Plotting code records:
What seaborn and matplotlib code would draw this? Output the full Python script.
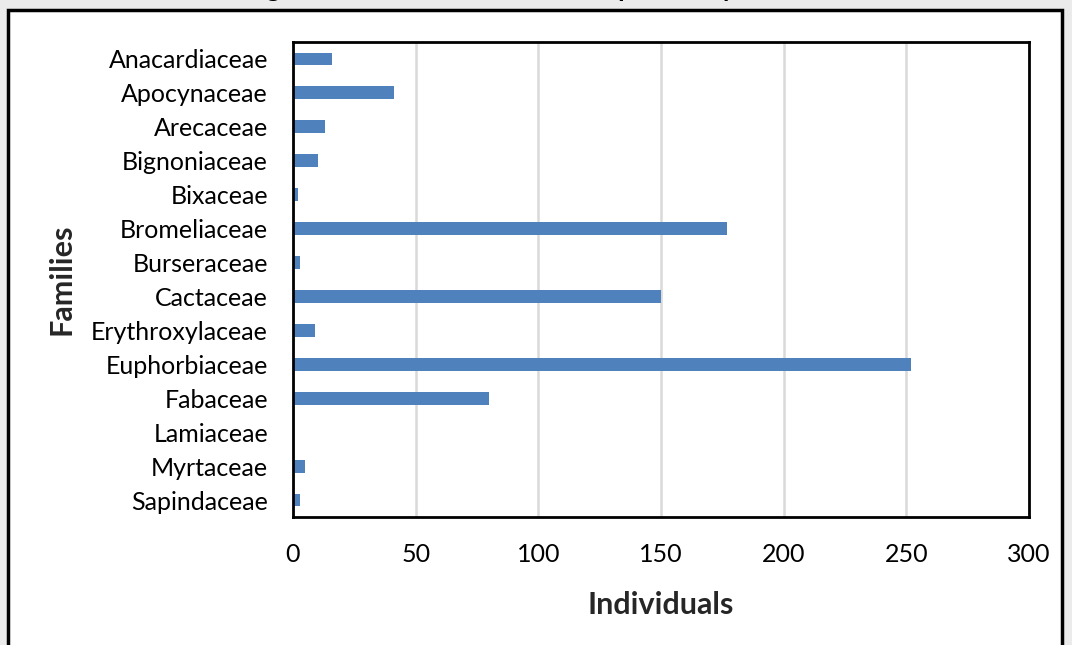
import numpy as np
import pandas as pd
import seaborn as sns
import matplotlib.pyplot as plt
from matplotlib.patches import Rectangle

families = ["Anacardiaceae", "Apocynaceae", "Arecaceae", "Bignoniaceae", "Bixaceae",
            "Bromeliaceae", "Burseraceae", "Cactaceae", "Erythroxylaceae", "Euphorbiaceae",
            "Fabaceae", "Lamiaceae", "Myrtaceae", "Sapindaceae"]
individuals = [16, 41, 13, 10, 2, 177, 3, 150, 9, 252, 80, 0, 5, 3]
x_ticks = [0, 50, 100, 150, 200, 250, 300]

df = pd.DataFrame({"Families": families, "Individuals": individuals})

sns.set_theme(style="white")
plt.rcParams['font.family'] = ['Lato', 'DejaVu Sans']
plt.rcParams['text.color'] = 'black'
plt.rcParams['xtick.color'] = 'black'
plt.rcParams['ytick.color'] = 'black'

fig = plt.figure(figsize=(10.72, 6.45), dpi=100, facecolor="#ebebeb")

# white panel with black frame (the outer chart border)
fig.patches.append(Rectangle((8 / 1072, -0.05), 1054 / 1072, 1.05 - 10 / 645,
                             transform=fig.transFigure, facecolor="white",
                             edgecolor="black", linewidth=2.5, zorder=-1))

# clipped caption above the frame (only descenders show)
fig.text(245 / 1072, 1 + 3 / 645, "Figure 5. Number of individuals per family",
         fontsize=19, fontweight="bold", color="black", va="baseline", ha="left")

ax = fig.add_axes([293 / 1072, 1 - 517 / 645, 736 / 1072, 475 / 645])
ax.set_facecolor("white")
sns.barplot(data=df, x="Individuals", y="Families", orient="h", color="#4f81bd",
            width=0.38, saturation=1, linewidth=0, ax=ax, zorder=2)

ax.set_xlim(0, 300)
ax.set_xticks(x_ticks)
ax.set_xticklabels([str(v) for v in x_ticks], fontsize=18)
ax.xaxis.grid(True, color="#d9d9d9", linewidth=1.8, zorder=0)
ax.set_axisbelow(True)

ax.set_ylim(len(families) - 0.5, -0.5)
ax.set_yticks(np.arange(-0.5, len(families), 1), minor=True)
ax.tick_params(axis="y", which="major", length=0, pad=18, labelsize=18)
ax.tick_params(axis="y", which="minor", length=8, width=2, direction="out", color="black")
ax.tick_params(axis="x", which="major", length=7, width=2, direction="out", color="black",
               pad=12)

for s in ax.spines.values():
    s.set_visible(True)
    s.set_color("black")
    s.set_linewidth(2)
    s.set_zorder(5)

ax.set_xlabel("Individuals", fontsize=22, fontweight="bold", labelpad=18)
ax.set_ylabel("Families", fontsize=22, fontweight="bold")
ax.yaxis.set_label_coords(-0.296, 0.5)

fig.savefig("out.png", dpi=100, facecolor=fig.get_facecolor())
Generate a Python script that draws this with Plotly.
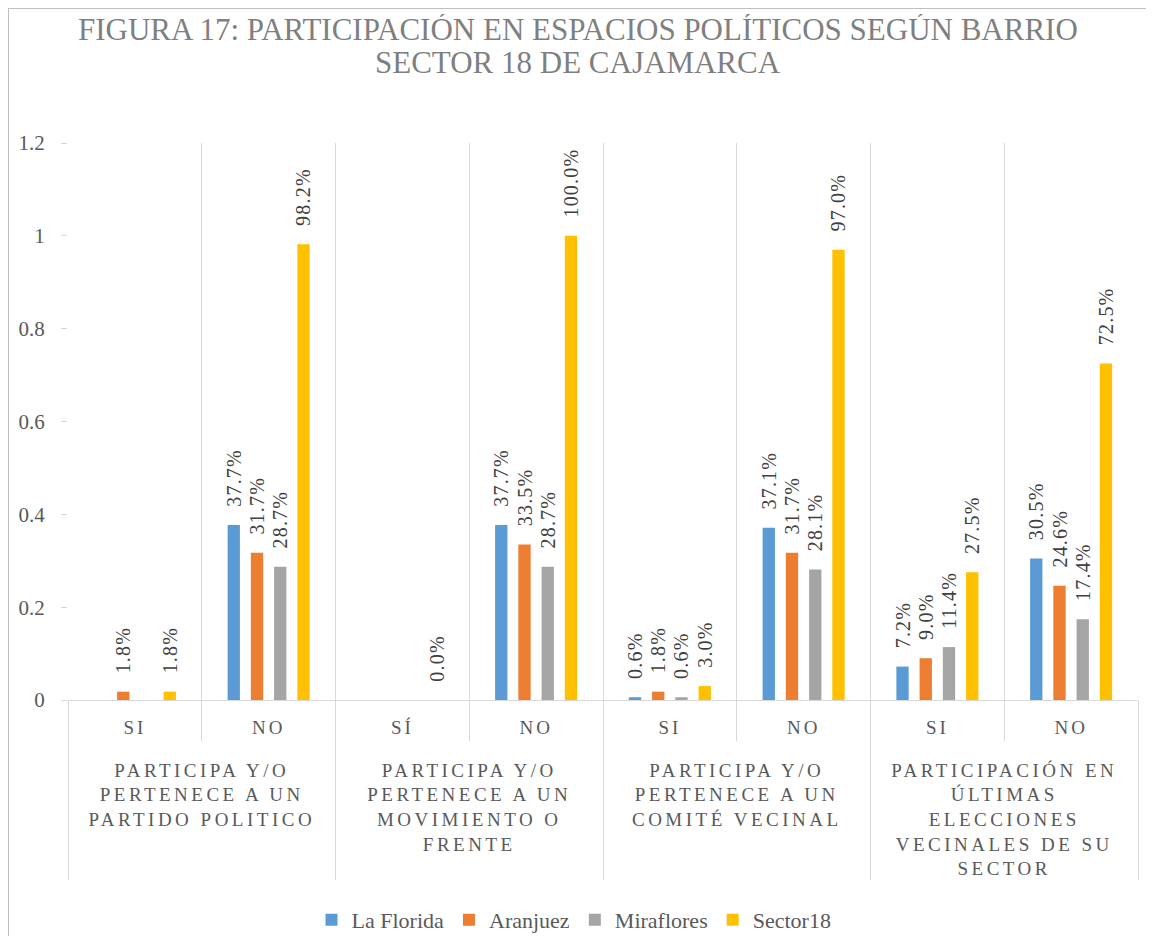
import plotly.graph_objects as go

# ---------------- data ----------------
series_names = ["La Florida", "Aranjuez", "Miraflores", "Sector18"]
series_colors = ["#5B9BD5", "#ED7D31", "#A5A5A5", "#FFC000"]

group_lines = [
    ["PARTICIPA Y/O", "PERTENECE A UN", "PARTIDO POLITICO"],
    ["PARTICIPA Y/O", "PERTENECE A UN", "MOVIMIENTO O", "FRENTE"],
    ["PARTICIPA Y/O", "PERTENECE A UN", "COMITÉ VECINAL"],
    ["PARTICIPACIÓN EN", "ÚLTIMAS", "ELECCIONES", "VECINALES DE SU", "SECTOR"],
]
answers = ["SI", "NO", "SÍ", "NO", "SI", "NO", "SI", "NO"]
answer_group = [0, 0, 1, 1, 2, 2, 3, 3]

la_florida = [None, 0.377, None, 0.377, 0.006, 0.371, 0.072, 0.305]
aranjuez = [0.018, 0.317, None, 0.335, 0.018, 0.317, 0.090, 0.246]
miraflores = [None, 0.287, None, 0.287, 0.006, 0.281, 0.114, 0.174]
sector18 = [0.018, 0.982, 0.000, 1.000, 0.030, 0.970, 0.275, 0.725]

title_lines = ["FIGURA 17: PARTICIPACIÓN EN ESPACIOS POLÍTICOS SEGÚN BARRIO",
               "SECTOR 18 DE CAJAMARCA"]

# ---------------- helpers ----------------
SERIF = "Liberation Serif, Times New Roman, serif"
NB = "\u00a0"

def spaced(lines, px):
    return "<br>".join(f"<span style='letter-spacing:{px}px'>{l}</span>" for l in lines)

outer = [spaced(group_lines[g], 3.5) for g in answer_group]
# second, invisible line makes room between the two label levels
inner = [spaced([a], 3) + f"<br><span style='font-size:40px'>{NB}</span>" for a in answers]

# multicategory ordering follows first appearance of each inner label:
# feed the SI/SÍ points first so every group shows SI before NO
order = sorted(range(len(answers)), key=lambda i: answers[i] == "NO")

OFF = 8  # page body margin
W, H = 1154 - OFF, 936 - OFF
L, R, T, B = 68 - OFF, 1154 - 1138, 143 - OFF, 936 - 700
PW, PH = W - L - R, H - T - B

def px_x(sx):  # screen x -> paper
    return (sx - OFF - L) / PW

def px_y(sy):  # screen y -> paper
    return (H - B - (sy - OFF)) / PH

fig = go.Figure()
for name, color, vals in zip(series_names, series_colors,
                             [la_florida, aranjuez, miraflores, sector18]):
    labels = ["" if v is None else spaced([f"{NB}{NB}\u200a{v*100:.1f}%"], 1.2) for v in vals]
    fig.add_trace(go.Bar(
        x=[[outer[i] for i in order], [inner[i] for i in order]],
        y=[vals[i] for i in order],
        text=[labels[i] for i in order],
        name=name,
        marker=dict(color=color, line=dict(width=0)),
        textposition="outside", textangle=-90, constraintext="none",
        textfont=dict(family=SERIF, size=20, color="#404040"),
        cliponaxis=False,
    ))

# title lines
for line, sy in zip(title_lines, [30, 63]):
    fig.add_annotation(text=line, xref="paper", yref="paper",
                       x=px_x(578), y=px_y(sy), xanchor="center", yanchor="middle",
                       height=31, valign="middle", showarrow=False,
                       font=dict(family=SERIF, size=31, color="#7f7f7f"))

# chart border
fig.add_shape(type="rect", xref="paper", yref="paper",
              x0=px_x(8), x1=px_x(1147), y0=px_y(960), y1=px_y(8),
              line=dict(color="#bfbfbf", width=2), layer="below")

fig.update_layout(
    width=W, height=H, autosize=False,
    margin=dict(l=L, r=R, t=T, b=B, autoexpand=False),
    paper_bgcolor="white", plot_bgcolor="white",
    barmode="group", bargap=0.305, bargroupgap=0.47,
    font=dict(family=SERIF, color="#595959"),
    showlegend=True,
    legend=dict(orientation="h", x=px_x(574), xanchor="center",
                y=px_y(920), yanchor="middle",
                font=dict(family=SERIF, size=22, color="#595959"),
                itemwidth=30),
    xaxis=dict(type="multicategory", automargin=False,
               showgrid=True, gridcolor="#d9d9d9", gridwidth=1,
               tickson="boundaries", ticks="outside", ticklen=40, tickcolor="#d9d9d9",
               showline=True, linecolor="#d9d9d9", linewidth=1,
               showdividers=True, dividercolor="#d9d9d9", dividerwidth=1,
               ticklabelstandoff=10,
               tickfont=dict(family=SERIF, size=19, color="#595959")),
    yaxis=dict(range=[0, 1.2], dtick=0.2, showgrid=False, zeroline=False,
               automargin=False,
               ticks="outside", ticklen=6, tickcolor="#d9d9d9", showline=False,
               ticklabelstandoff=12,
               tickfont=dict(family=SERIF, size=21, color="#595959")),
)

fig.write_html("out.html")
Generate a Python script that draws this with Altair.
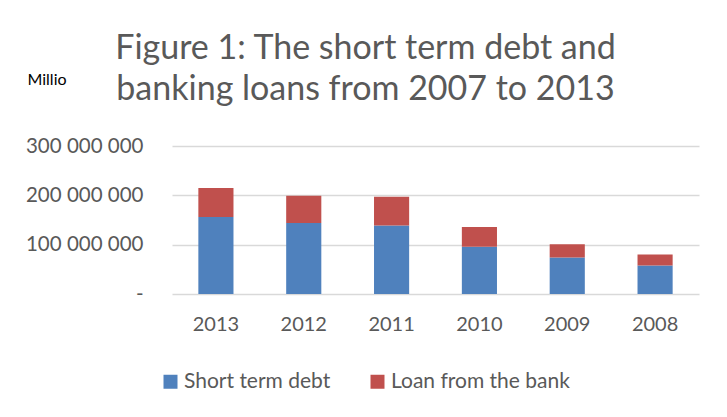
import altair as alt
import pandas as pd

years = ["2013", "2012", "2011", "2010", "2009", "2008"]
short_term_debt = [156000000, 144000000, 139000000, 96000000, 74000000, 58000000]
bank_loans = [59000000, 55000000, 58000000, 40000000, 27000000, 22000000]
series = ["Short term debt", "Loan from the bank"]
colors = ["#4F81BD", "#C0504D"]
y_ticks = [0, 100000000, 200000000, 300000000]

rows = []
for i, y in enumerate(years):
    rows.append({"year": y, "series": series[0], "value": short_term_debt[i], "order": 0})
    rows.append({"year": y, "series": series[1], "value": bank_loans[i], "order": 1})
df = pd.DataFrame(rows)

FONT = "Lato"
GRAY = "#595959"

chart = alt.Chart(df).mark_bar().encode(
    x=alt.X("year:N", sort=years,
            scale=alt.Scale(paddingInner=0.6, paddingOuter=0.3),
            axis=alt.Axis(title=None, labelAngle=0, labelFont=FONT, labelFontSize=20,
                          labelColor=GRAY, labelPadding=20, ticks=False, domain=False,
                          grid=False)),
    y=alt.Y("value:Q", stack="zero",
            scale=alt.Scale(domain=[0, 300000000], nice=False),
            axis=alt.Axis(values=y_ticks, title="Millio", titleAngle=0, titleAlign="left",
                          titleBaseline="alphabetic", titleX=-145, titleY=-62,
                          titleFont=FONT, titleFontSize=16, titleFontWeight="normal",
                          titleColor="#000000",
                          labelExpr="datum.value == 0 ? '-\u00a0\u00a0\u00a0' : replace(format(datum.value, ','), /,/g, ' ')",
                          labelFont=FONT, labelFontSize=20.5, labelColor=GRAY, labelPadding=29,
                          ticks=False, domain=False, grid=True, gridColor="#D9D9D9",
                          gridWidth=1.3)),
    color=alt.Color("series:N", sort=series,
                    scale=alt.Scale(domain=series, range=colors),
                    legend=alt.Legend(title=None, orient="none", direction="horizontal",
                                      legendX=-12, legendY=225, symbolType="square",
                                      symbolSize=196, symbolStrokeWidth=0,
                                      labelFont=FONT, labelFontSize=21, labelColor=GRAY,
                                      labelOffset=3, columnPadding=36, labelLimit=0)),
    order=alt.Order("order:Q"),
).properties(
    width=527,
    height=148,
    background="white",
    autosize=alt.AutoSizeParams(type="none"),
    padding={"left": 164, "top": 138, "right": 20, "bottom": 115},
    title=alt.TitleParams(
        text=["Figure 1: The short term debt and", "banking loans from 2007 to 2013"],
        font=FONT, fontSize=34, fontWeight="normal", color=GRAY,
        anchor="middle", dx=-70, dy=76, offset=40, lineHeight=41,
    ),
).configure_view(strokeWidth=0, stroke=None)

chart.save("out.html", embed_options={"renderer": "svg", "actions": False})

## INSTRUCTION:
Answer with a single number: the count of lines holding the word "Python".

## TASK RESULT:
3